50 Signs You Might Be A Hipster…
1.
“If your bike is older than you are, you might be a hipster.”
2.
“If you pay more per pound for salt than for steak, you might be a hipster.”
3.
“If you’ve gotten a DUI on a unicycle…”
4.
“If you complain about gentrification while shopping at a Whole Foods/Trader Joe’s/Sprouts, you might be a hipster.”
5.
“If the tattoo on your arm cost more than your car, you might be a hipster.”
6.
“If you pay a lot of money to look poor, you might be a hipster.”
7.
“If you used a laptop to buy a typewriter, you’re probably a hipster.”
8.
“If your morning coffee has more words in its name than a typical newspaper headline, you might be a hipster.”
9.
“If you raid your grandparents’ closet for new outfits….You might be a hipster.”
10.
“If you’re sporting the same mustache as the cat on your T-shirt…”
11.
“If you sip fruit-infused water through an eco-straw in a mason jar, youuuu might be a hipster.”
12.
“If you can tell me where the beverage you are consuming was grown, you might be a hipster.”
13.
“If you spend more on mustache wax than you do on soap…”
14.
“If you own more suspenders than belts, you might be a hipster.”
15.
“If you have a marbled wood cover for your MacBook Pro.”
16.
“You might be a hipster if you run an artisanal mayonnaise store in Brooklyn.”
17.
“If you graduated from a liberal-arts college and immediately moved to NYC, you might be a hipster. Bonus points if it’s Bushwick.”
18.
“If you dress like a lumberjack but the closest you’ve ever come to an axe is your body spray…you might be a hipster.”
19.
“If you can’t pay your art-school student loans because you spent it all on craft beer, you might be a hipster.”
20.
“If you use smoke from tobacco you grew and aged to calm your beehive, you might be a hipster.”
21.
“If people look at you and your friends and assume a Civil War reenactment has come into town, you might be a hipster.”
22.
“If you like things because others hate them and hate things because others like them, you might be a hipster.”
23.
“If your girlfriend’s tongue stud got stuck in one of your ear gauges at a Neutral Milk Hotel concert, you might be a hipster.”
24.
“If you refer to going to Coachella as a pilgrimage, you might be a hipster.”
25.
“If you are getting your Master’s in Brewing.”
26.
“If you’re a white person who protests for black lives matter while living in a gentrified formerly African American neighborhood, you might be a hipster.”
27.
“If your dog is a vegan, you might be a hipster.”
28.
“If you complain about globalism on an iPhone.”
29.
“If you order a craft wheat ale to wash down your pizza with gluten-free crust, you might be a hipster.”
30.
“If you regularly tell people about four or more activities you were doing ‘before they were cool,’ you might be a hipster.”
31.
“If you have sparkles in your beard youuuu might be a hipster.”
32.
“You might be a hipster if you look like lumberjack but really you’re a trust fund baby.”
33.
“If you ‘liked them before they got big,’ you might be a hipster.”
34.
“If you complain about people obsessing over social media on social media, you may be a hipster.”
35.
“If your pants are tighter than your underwear, you might be a hipster.”
36.
“If you installed a cassette player into your brand-new Toyota Prius, then you might be a hipster.”
37.
“If you complain about capitalism to your cashier at Whole Foods, you might be a hipster…

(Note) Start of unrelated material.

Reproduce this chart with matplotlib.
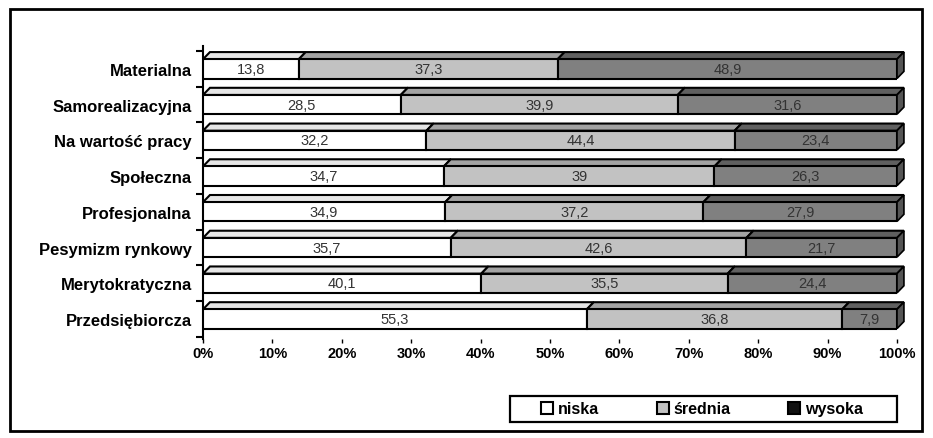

Unfortunately, I had to witness this in person…”
38.
“If you can pass small mammals through your earlobes, you might be a hipster.”
39.
“If you’ve ever considered adding sriracha to a PBR, you might be a hipster.”
40.
“If you got a prescription for Adderall, but not the eyeglasses on your face, you might be a hipster.”
41.
“If you wear a scarf with a short-sleeved shirt…”
42.
“If you spend more money on coffee than you do for rent…..You might be a hipster.”
43.
“If all the members of your favorite band know your name, you might be a hipster.”
44.
“If your water costs more than your beer…”
45.
“If you spend more on bottled water and beard care products than on your rent…you might be a hipster.”
46.
“If your mustache has ever gotten tangled in a toothbrush your mom bought you, you might be a hipster.”
47.
“If you hate capitalism and tweet about it from your Macbook Pro in a Starbucks you might be a hipster.”
48.
“If you wear a mesh cap/trucker hat but have ever used the phrase ‘toxic masculinity,’ you might be a hipster.”
49.
“If you complain that you are oppressed by society while attending one of the most expensive schools in the country while wearing some of the most expensive clothes in the country and while taking pictures with one of the most expensive phones in the country you might be a hipster.”
50.
“If you’re over 20 years old, still live with your parents, and keep blaming everyone else for your mistakes, you may be a hipster.”